* SHORT EXERCISE: Leaving out the pictures, transcribe all of the records faithfully.

* DATA SUPPLIED:
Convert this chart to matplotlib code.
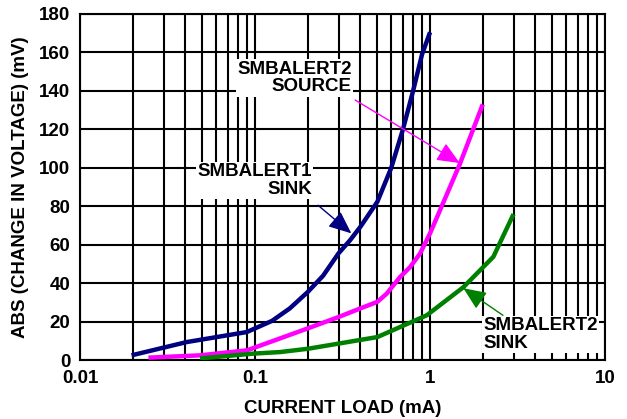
import matplotlib
matplotlib.use("Agg")
import matplotlib.pyplot as plt
from matplotlib.ticker import LogLocator, FixedLocator, NullFormatter

plt.rcParams['font.family'] = ['Liberation Sans', 'DejaVu Sans']
plt.rcParams['font.weight'] = 'bold'

# current load (mA) vs |change in voltage| (mV)
sink1_x = [0.0197, 0.0407, 0.0897, 0.125, 0.158, 0.2, 0.245, 0.3, 0.349, 0.4, 0.5, 0.6, 0.7, 0.8, 0.9, 1.0]
sink1_y = [2.6, 9.5, 14.7, 20.5, 27, 35.5, 44, 55.6, 62.4, 69.4, 82.4, 100, 120, 140, 159, 170.5]

source2_x = [0.0246, 0.0485, 0.09, 0.139, 0.2, 0.3, 0.4, 0.5, 0.566, 0.674, 0.77, 0.877, 1.0, 1.14, 1.48, 2.0]
source2_y = [1.4, 2.6, 5.2, 11.4, 16.6, 22.5, 27, 30.4, 34.7, 43.3, 48.5, 55.5, 66, 78, 102, 133]

sink2_x = [0.0485, 0.098, 0.139, 0.2, 0.3, 0.5, 0.674, 0.957, 1.55, 2.3, 3.0]
sink2_y = [1, 3.5, 4.3, 6, 8.7, 12.1, 17.3, 23.4, 38, 53.8, 76]

x_ticks = [0.01, 0.1, 1, 10]
x_ticklabels = ['0.01', '0.1', '1', '10']
y_ticks = [0, 20, 40, 60, 80, 100, 120, 140, 160, 180]

fig = plt.figure(figsize=(6.27, 4.19), dpi=100)
ax = fig.add_axes([0.1276, 0.1400, 0.8374, 0.8266])

line_kw = dict(lw=3.2, solid_capstyle='butt', solid_joinstyle='round', zorder=3)
ax.plot(sink1_x, sink1_y, color='#000080', **line_kw)
ax.plot(source2_x, source2_y, color='#FF00FF', **line_kw)
ax.plot(sink2_x, sink2_y, color='#008000', **line_kw)

ax.set_xscale('log')
ax.set_xlim(0.01, 10)
ax.set_ylim(0, 180)
ax.xaxis.set_major_locator(FixedLocator(x_ticks))
ax.set_xticklabels(x_ticklabels)
ax.xaxis.set_minor_locator(LogLocator(base=10, subs=range(2, 10)))
ax.xaxis.set_minor_formatter(NullFormatter())
ax.set_yticks(y_ticks)

ax.grid(True, which='both', color='black', lw=1.5)
ax.tick_params(which='both', length=0, labelsize=13.5, pad=7)
for lab in ax.get_xticklabels() + ax.get_yticklabels():
    lab.set_fontweight('bold')
for s in ax.spines.values():
    s.set_linewidth(1.5)

ax.set_xlabel('CURRENT LOAD (mA)', fontsize=13.5, fontweight='bold', labelpad=9)
ax.set_ylabel('ABS (CHANGE IN VOLTAGE) (mV)', fontsize=13.5, fontweight='bold', labelpad=7)

box = dict(facecolor='white', edgecolor='none', pad=1)
head = '-|>,head_length=0.7,head_width=0.3'

ax.text(0.358, 146.7, 'SMBALERT2\nSOURCE', ha='right', va='center', multialignment='right',
        fontsize=13.5, fontweight='bold', linespacing=1.05, bbox=box, zorder=4)
ax.annotate('', xy=(1.48, 102.5), xytext=(0.373, 135.3),
            arrowprops=dict(arrowstyle=head, color='#FF00FF', lw=1, mutation_scale=20,
                            shrinkA=0, shrinkB=0), zorder=4)

ax.text(0.212, 93.6, 'SMBALERT1\nSINK', ha='right', va='center', multialignment='right',
        fontsize=13.5, fontweight='bold', linespacing=1.05, bbox=box, zorder=4)
ax.annotate('', xy=(0.355, 66), xytext=(0.229, 80.6),
            arrowprops=dict(arrowstyle=head, color='#000080', lw=1, mutation_scale=20,
                            shrinkA=0, shrinkB=0), zorder=4)

ax.text(2.01, 13.5, 'SMBALERT2\nSINK', ha='left', va='center', multialignment='left',
        fontsize=13.5, fontweight='bold', linespacing=1.05, bbox=box, zorder=4)
ax.annotate('', xy=(1.55, 37.5), xytext=(2.61, 23.4),
            arrowprops=dict(arrowstyle=head, color='#008000', lw=1, mutation_scale=20,
                            shrinkA=0, shrinkB=0), zorder=4)

fig.savefig('out.png', dpi=100)
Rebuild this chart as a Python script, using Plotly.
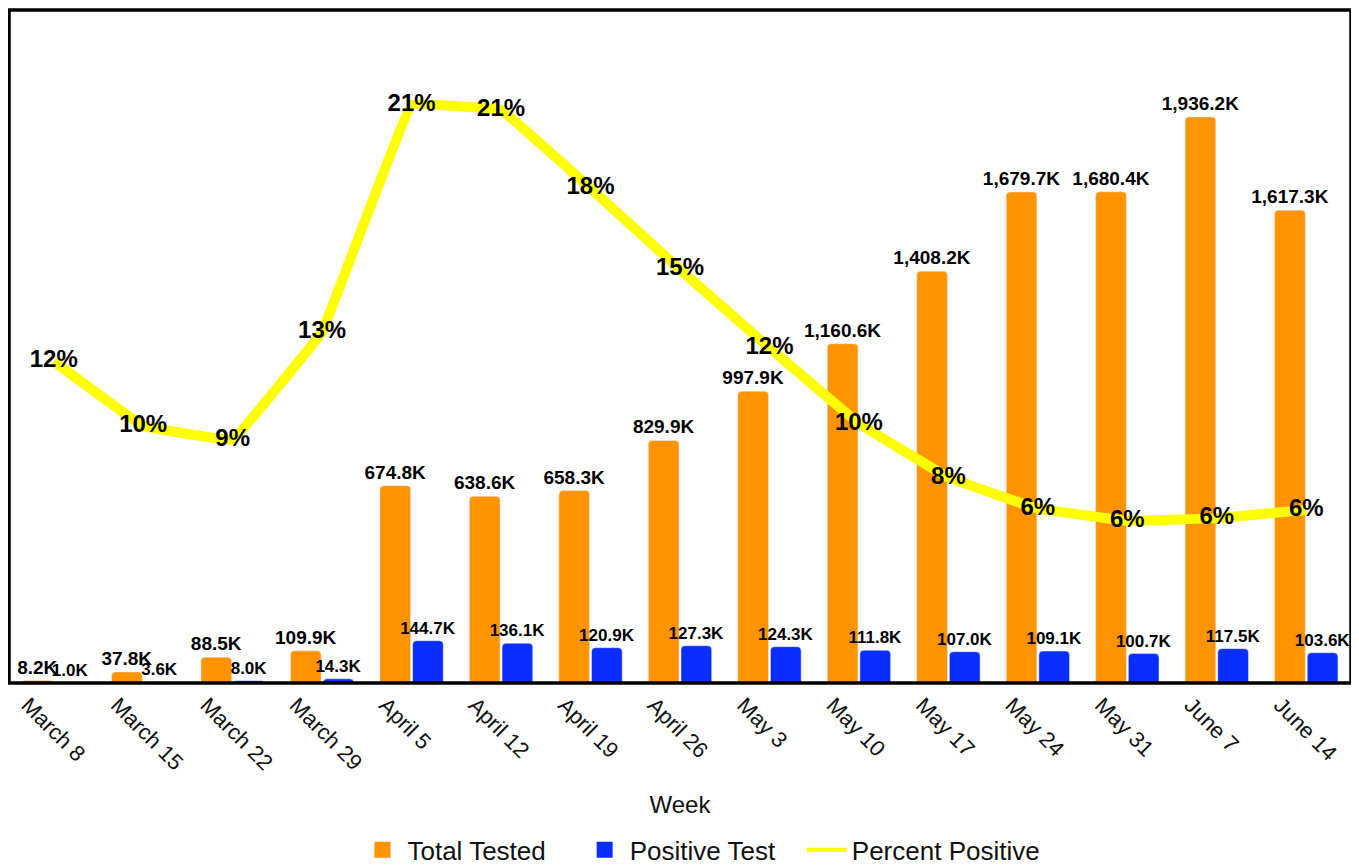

* TASK SOLUTION:
Convert this chart to matplotlib code.
import matplotlib
matplotlib.use("Agg")
import matplotlib.pyplot as plt
from matplotlib.ticker import LogLocator, FixedLocator, NullFormatter

plt.rcParams['font.family'] = ['Liberation Sans', 'DejaVu Sans']
plt.rcParams['font.weight'] = 'bold'

# current load (mA) vs |change in voltage| (mV)
sink1_x = [0.0197, 0.0407, 0.0897, 0.125, 0.158, 0.2, 0.245, 0.3, 0.349, 0.4, 0.5, 0.6, 0.7, 0.8, 0.9, 1.0]
sink1_y = [2.6, 9.5, 14.7, 20.5, 27, 35.5, 44, 55.6, 62.4, 69.4, 82.4, 100, 120, 140, 159, 170.5]

source2_x = [0.0246, 0.0485, 0.09, 0.139, 0.2, 0.3, 0.4, 0.5, 0.566, 0.674, 0.77, 0.877, 1.0, 1.14, 1.48, 2.0]
source2_y = [1.4, 2.6, 5.2, 11.4, 16.6, 22.5, 27, 30.4, 34.7, 43.3, 48.5, 55.5, 66, 78, 102, 133]

sink2_x = [0.0485, 0.098, 0.139, 0.2, 0.3, 0.5, 0.674, 0.957, 1.55, 2.3, 3.0]
sink2_y = [1, 3.5, 4.3, 6, 8.7, 12.1, 17.3, 23.4, 38, 53.8, 76]

x_ticks = [0.01, 0.1, 1, 10]
x_ticklabels = ['0.01', '0.1', '1', '10']
y_ticks = [0, 20, 40, 60, 80, 100, 120, 140, 160, 180]

fig = plt.figure(figsize=(6.27, 4.19), dpi=100)
ax = fig.add_axes([0.1276, 0.1400, 0.8374, 0.8266])

line_kw = dict(lw=3.2, solid_capstyle='butt', solid_joinstyle='round', zorder=3)
ax.plot(sink1_x, sink1_y, color='#000080', **line_kw)
ax.plot(source2_x, source2_y, color='#FF00FF', **line_kw)
ax.plot(sink2_x, sink2_y, color='#008000', **line_kw)

ax.set_xscale('log')
ax.set_xlim(0.01, 10)
ax.set_ylim(0, 180)
ax.xaxis.set_major_locator(FixedLocator(x_ticks))
ax.set_xticklabels(x_ticklabels)
ax.xaxis.set_minor_locator(LogLocator(base=10, subs=range(2, 10)))
ax.xaxis.set_minor_formatter(NullFormatter())
ax.set_yticks(y_ticks)

ax.grid(True, which='both', color='black', lw=1.5)
ax.tick_params(which='both', length=0, labelsize=13.5, pad=7)
for lab in ax.get_xticklabels() + ax.get_yticklabels():
    lab.set_fontweight('bold')
for s in ax.spines.values():
    s.set_linewidth(1.5)

ax.set_xlabel('CURRENT LOAD (mA)', fontsize=13.5, fontweight='bold', labelpad=9)
ax.set_ylabel('ABS (CHANGE IN VOLTAGE) (mV)', fontsize=13.5, fontweight='bold', labelpad=7)

box = dict(facecolor='white', edgecolor='none', pad=1)
head = '-|>,head_length=0.7,head_width=0.3'

ax.text(0.358, 146.7, 'SMBALERT2\nSOURCE', ha='right', va='center', multialignment='right',
        fontsize=13.5, fontweight='bold', linespacing=1.05, bbox=box, zorder=4)
ax.annotate('', xy=(1.48, 102.5), xytext=(0.373, 135.3),
            arrowprops=dict(arrowstyle=head, color='#FF00FF', lw=1, mutation_scale=20,
                            shrinkA=0, shrinkB=0), zorder=4)

ax.text(0.212, 93.6, 'SMBALERT1\nSINK', ha='right', va='center', multialignment='right',
        fontsize=13.5, fontweight='bold', linespacing=1.05, bbox=box, zorder=4)
ax.annotate('', xy=(0.355, 66), xytext=(0.229, 80.6),
            arrowprops=dict(arrowstyle=head, color='#000080', lw=1, mutation_scale=20,
                            shrinkA=0, shrinkB=0), zorder=4)

ax.text(2.01, 13.5, 'SMBALERT2\nSINK', ha='left', va='center', multialignment='left',
        fontsize=13.5, fontweight='bold', linespacing=1.05, bbox=box, zorder=4)
ax.annotate('', xy=(1.55, 37.5), xytext=(2.61, 23.4),
            arrowprops=dict(arrowstyle=head, color='#008000', lw=1, mutation_scale=20,
                            shrinkA=0, shrinkB=0), zorder=4)

fig.savefig('out.png', dpi=100)
Rebuild this chart as a Python script, using Plotly.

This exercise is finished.